[Dataset rows]
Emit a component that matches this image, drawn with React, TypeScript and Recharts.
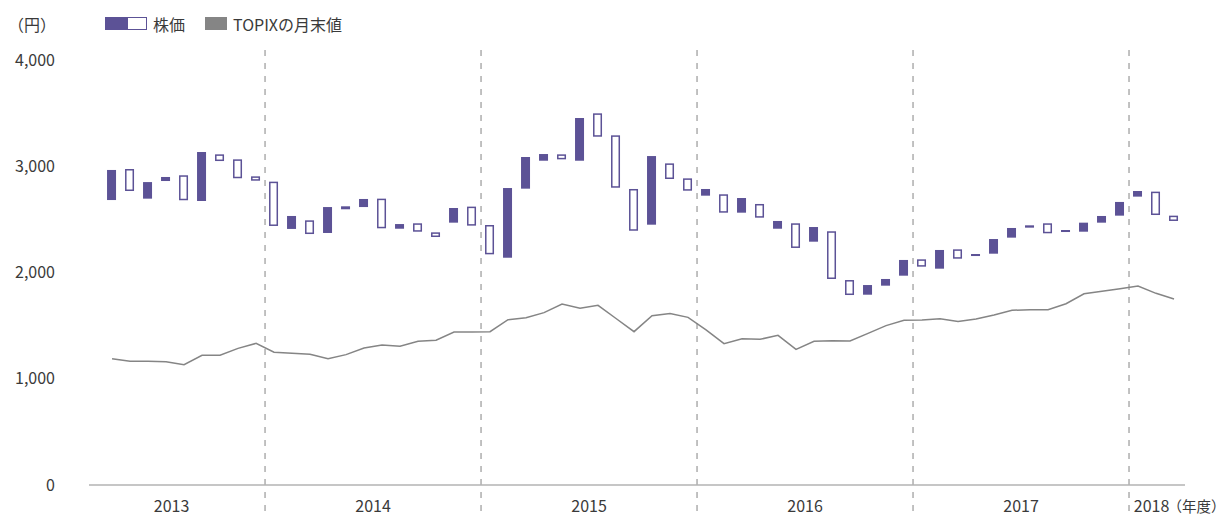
import { ComposedChart, Bar, Line, XAxis, YAxis, ReferenceLine, Text } from "recharts";

// fiscal years and how many months of each are shown
const fiscalYears = ["2013", "2014", "2015", "2016", "2017", "2018"];
const monthsPerYear = [9, 12, 12, 12, 12, 3];

// monthly open / close of the share price (円)
const priceOpen = [
  2965, 2767, 2851, 2899, 2680, 3134, 3049, 2887, 2864,
  2438, 2532, 2362, 2616, 2595, 2692, 2416, 2456, 2384, 2334, 2607, 2441,
  2171, 2795, 3087, 3115, 3065, 3454, 3278, 2798, 2393, 3096, 2880, 2770,
  2786, 2563, 2701, 2516, 2485, 2231, 2428, 1939, 1788, 1882, 1939, 2118,
  2055, 2212, 2130, 2174, 2315, 2419, 2422, 2369, 2400, 2469, 2532, 2664,
  2767, 2541, 2485,
];
const priceClose = [
  2682, 2974, 2695, 2861, 2915, 2673, 3112, 3065, 2905,
  2855, 2410, 2491, 2372, 2623, 2616, 2695, 2412, 2463, 2378, 2469, 2620,
  2447, 2139, 2789, 3052, 3112, 3052, 3498, 3291, 2786, 2450, 3027, 2886,
  2723, 2736, 2563, 2645, 2412, 2463, 2290, 2388, 1929, 1791, 1876, 1970,
  2124, 2036, 2218, 2155, 2177, 2328, 2444, 2463, 2381, 2384, 2469, 2535,
  2714, 2761, 2535,
];

// TOPIX month-end values
const topixClose = [
  1189, 1164, 1164, 1161, 1133, 1221, 1221, 1286, 1333,
  1249, 1239, 1230, 1189, 1227, 1289, 1318, 1305, 1352, 1362, 1440, 1440,
  1443, 1556, 1575, 1622, 1704, 1663, 1691, 1567, 1443, 1594, 1613, 1578,
  1460, 1330, 1377, 1371, 1409, 1277, 1352, 1358, 1355, 1427, 1500, 1550,
  1553, 1565, 1540, 1562, 1600, 1644, 1650, 1650, 1706, 1800, 1823, 1848,
  1873, 1804, 1751,
];

const yTicks = [0, 1000, 2000, 3000, 4000];

const PURPLE = "#5c5296";
const GRAY = "#858585";
const TEXT = "#3a3a3a";
const FONT = "'Noto Sans CJK JP', 'Noto Sans', sans-serif";

// x domain in month units (a little room before the first month)
const X_MIN = -1.28;
const X_MAX = 59.61;

const data = topixClose.map((t, i) => ({
  i,
  range: [Math.min(priceOpen[i], priceClose[i]), Math.max(priceOpen[i], priceClose[i])],
  up: priceClose[i] > priceOpen[i],
  topix: t,
}));

// boundaries between fiscal years, and the centre of each year's span
const boundaries: number[] = [];
{
  let acc = 0;
  monthsPerYear.slice(0, -1).forEach((m) => {
    acc += m;
    boundaries.push(acc - 0.5);
  });
}
const yearTickPos = fiscalYears.map((_, k) => {
  const left = k === 0 ? X_MIN - 0.6 : boundaries[k - 1];
  const right = k === fiscalYears.length - 1 ? X_MAX - 0.6 : boundaries[k];
  return (left + right) / 2;
});

function Candle(props: any) {
  const { x, y, width } = props;
  const height = Math.abs(props.height);
  const up = props.payload ? props.payload.up : props.up;
  if (up) {
    const sw = 1.5;
    return (
      <rect
        x={x + sw / 2}
        y={y + sw / 2}
        width={Math.max(width - sw, 0)}
        height={Math.max(height - sw, 0.5)}
        fill="#fff"
        stroke={PURPLE}
        strokeWidth={sw}
      />
    );
  }
  return <rect x={x} y={y} width={width} height={Math.max(height, 1)} fill={PURPLE} />;
}

function YearTick(props: any) {
  const { x, y, payload } = props;
  const k = yearTickPos.indexOf(payload.value);
  const label = fiscalYears[k] ?? "";
  return (
    <g>
      <Text x={x} y={y} verticalAnchor="start" textAnchor="middle" fill={TEXT} fontSize={16} fontFamily={FONT}>
        {label}
      </Text>
      {k === fiscalYears.length - 1 && (
        <Text x={x + 16} y={y + 1} verticalAnchor="start" textAnchor="start" fill={TEXT} fontSize={14.5} fontFamily={FONT}>
          （年度）
        </Text>
      )}
    </g>
  );
}

function DashedDivider(props: any) {
  const top = Math.min(props.y1, props.y2);
  const bottom = Math.max(props.y1, props.y2);
  return (
    <line
      x1={props.x1}
      x2={props.x2}
      y1={top - 10}
      y2={bottom + 31}
      stroke="#999"
      strokeWidth={1.2}
      strokeDasharray="6 7"
    />
  );
}

export default function App() {
  return (
    <div style={{ position: "absolute", left: 0, top: 0, width: 1227, height: 516, fontFamily: FONT, color: TEXT }}>
      <div style={{ position: "absolute", left: 8, top: 14, fontSize: 16, lineHeight: "20px" }}>（円）</div>
      <div style={{ position: "absolute", left: 105, top: 17, width: 22, height: 13, background: PURPLE }} />
      <div
        style={{
          position: "absolute",
          left: 127,
          top: 17,
          width: 20,
          height: 13,
          boxSizing: "border-box",
          border: `1.5px solid ${PURPLE}`,
          background: "#fff",
        }}
      />
      <div style={{ position: "absolute", left: 153, top: 14, fontSize: 16, lineHeight: "20px" }}>株価</div>
      <div style={{ position: "absolute", left: 205, top: 17, width: 22, height: 13, background: GRAY }} />
      <div style={{ position: "absolute", left: 233, top: 14, fontSize: 16, lineHeight: "20px" }}>TOPIXの月末値</div>

      <ComposedChart
        width={1227}
        height={516}
        data={data}
        margin={{ top: 60, right: 42, bottom: 0, left: 0 }}
      >
        <XAxis
          type="number"
          dataKey="i"
          domain={[X_MIN, X_MAX]}
          allowDataOverflow
          ticks={yearTickPos}
          interval={0}
          tick={<YearTick />}
          tickLine={false}
          tickSize={0}
          tickMargin={16}
          height={31}
          axisLine={{ stroke: "#b3b3b3", strokeWidth: 1.5 }}
        />
        <YAxis
          type="number"
          domain={[0, 4000]}
          ticks={yTicks}
          width={89}
          axisLine={false}
          tickLine={false}
          tickSize={0}
          tickMargin={34}
          tick={{ fontSize: 16, fill: TEXT, fontFamily: FONT }}
          tickFormatter={(v: number) => v.toLocaleString("en-US")}
        />
        {boundaries.map((b) => (
          <ReferenceLine key={b} x={b} shape={DashedDivider} />
        ))}
        <Bar dataKey="range" barSize={9} shape={Candle} isAnimationActive={false} />
        <Line
          type="linear"
          dataKey="topix"
          stroke={GRAY}
          strokeWidth={1.5}
          dot={false}
          activeDot={false}
          isAnimationActive={false}
        />
      </ComposedChart>
    </div>
  );
}
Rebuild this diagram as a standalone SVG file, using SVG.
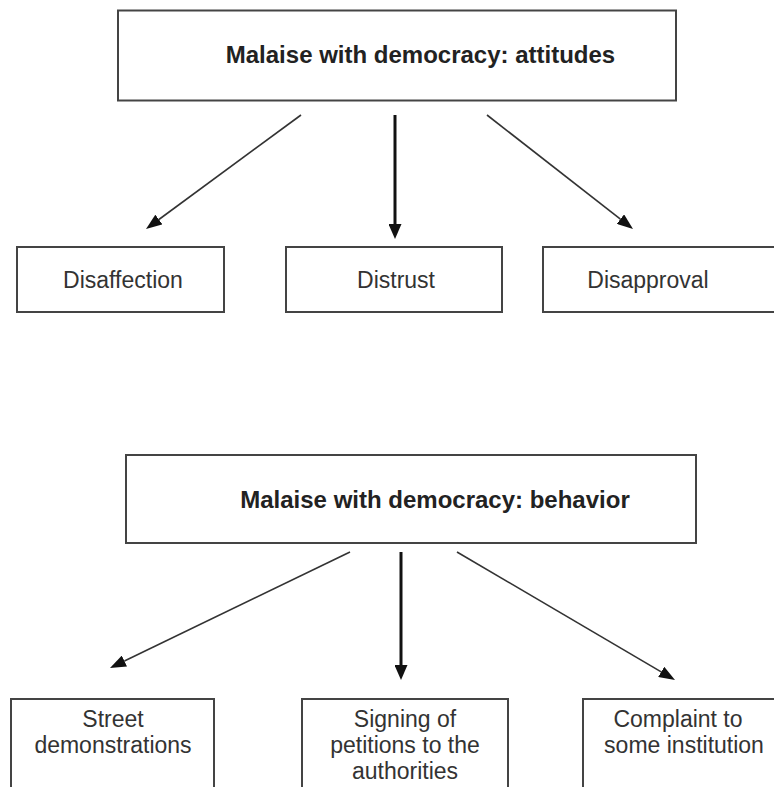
<svg xmlns="http://www.w3.org/2000/svg" width="774" height="787" viewBox="0 0 774 787">
<style>
.box{fill:#fff;stroke:#444;stroke-width:2}
.title{font-family:"Liberation Sans",Arial,sans-serif;font-weight:bold;font-size:24px;fill:#222;text-anchor:middle}
.lbl{font-family:"Liberation Sans",Arial,sans-serif;font-size:23px;fill:#333;text-anchor:middle}
.thin{stroke:#333;stroke-width:1.6;fill:none}
.thick{stroke:#111;stroke-width:3;fill:none}
</style>
<defs>
<marker id="ah" viewBox="0 0 16 12" refX="0" refY="6" markerWidth="16" markerHeight="12" orient="auto" markerUnits="userSpaceOnUse"><path d="M0,0 L16,6 L0,12 z" fill="#111"/></marker>
<marker id="ahv" viewBox="0 0 15 13" refX="0" refY="6.5" markerWidth="15" markerHeight="13" orient="auto" markerUnits="userSpaceOnUse"><path d="M0,0 L15,6.5 L0,13 z" fill="#111"/></marker>
</defs>
<rect width="774" height="787" fill="#fff"/>
<g id="attitudes">
<rect class="box" x="118" y="10.5" width="558" height="90"/>
<text class="title" x="420.5" y="63">Malaise with democracy: attitudes</text>
</g>
<g id="disaffection">
<rect class="box" x="17" y="247" width="207" height="65"/>
<text class="lbl" x="123" y="288">Disaffection</text>
</g>
<g id="distrust">
<rect class="box" x="286" y="247" width="216" height="65"/>
<text class="lbl" x="396" y="288">Distrust</text>
</g>
<g id="disapproval">
<rect class="box" x="543" y="247" width="240" height="65"/>
<text class="lbl" x="648" y="288">Disapproval</text>
</g>
<g id="behavior">
<rect class="box" x="126" y="455" width="570" height="88"/>
<text class="title" x="435" y="508">Malaise with democracy: behavior</text>
</g>
<g id="street">
<rect class="box" x="11" y="699" width="203" height="100"/>
<text class="lbl" x="113" y="727">Street</text>
<text class="lbl" x="113" y="753">demonstrations</text>
</g>
<g id="signing">
<rect class="box" x="302" y="699" width="206" height="100"/>
<text class="lbl" x="405" y="727">Signing of</text>
<text class="lbl" x="405" y="753">petitions to the</text>
<text class="lbl" x="405" y="779">authorities</text>
</g>
<g id="complaint">
<rect class="box" x="583" y="699" width="220" height="100"/>
<text class="lbl" x="678" y="727">Complaint to</text>
<text class="lbl" x="684" y="753">some institution</text>
</g>
<g id="connectors">
<line class="thin" x1="301" y1="115" x2="158.9" y2="219.5" marker-end="url(#ah)"/>
<line class="thick" x1="395" y1="115" x2="395" y2="224" marker-end="url(#ahv)"/>
<line class="thin" x1="487" y1="115" x2="620.4" y2="219.1" marker-end="url(#ah)"/>
<line class="thin" x1="350" y1="552" x2="124.4" y2="661" marker-end="url(#ah)"/>
<line class="thick" x1="401" y1="552" x2="401" y2="665" marker-end="url(#ahv)"/>
<line class="thin" x1="457" y1="552" x2="661.2" y2="671.9" marker-end="url(#ah)"/>
</g>
</svg>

### Exercise aim
Only the lines from the start of the records through the line containing "const monthsPerYear = [9, 12, 12, 12, 12, 3];" should be repeated, word for word, with the pictures left out.

### Solved exercise
Emit a component that matches this image, drawn with React, TypeScript and Recharts.
import { ComposedChart, Bar, Line, XAxis, YAxis, ReferenceLine, Text } from "recharts";

// fiscal years and how many months of each are shown
const fiscalYears = ["2013", "2014", "2015", "2016", "2017", "2018"];
const monthsPerYear = [9, 12, 12, 12, 12, 3];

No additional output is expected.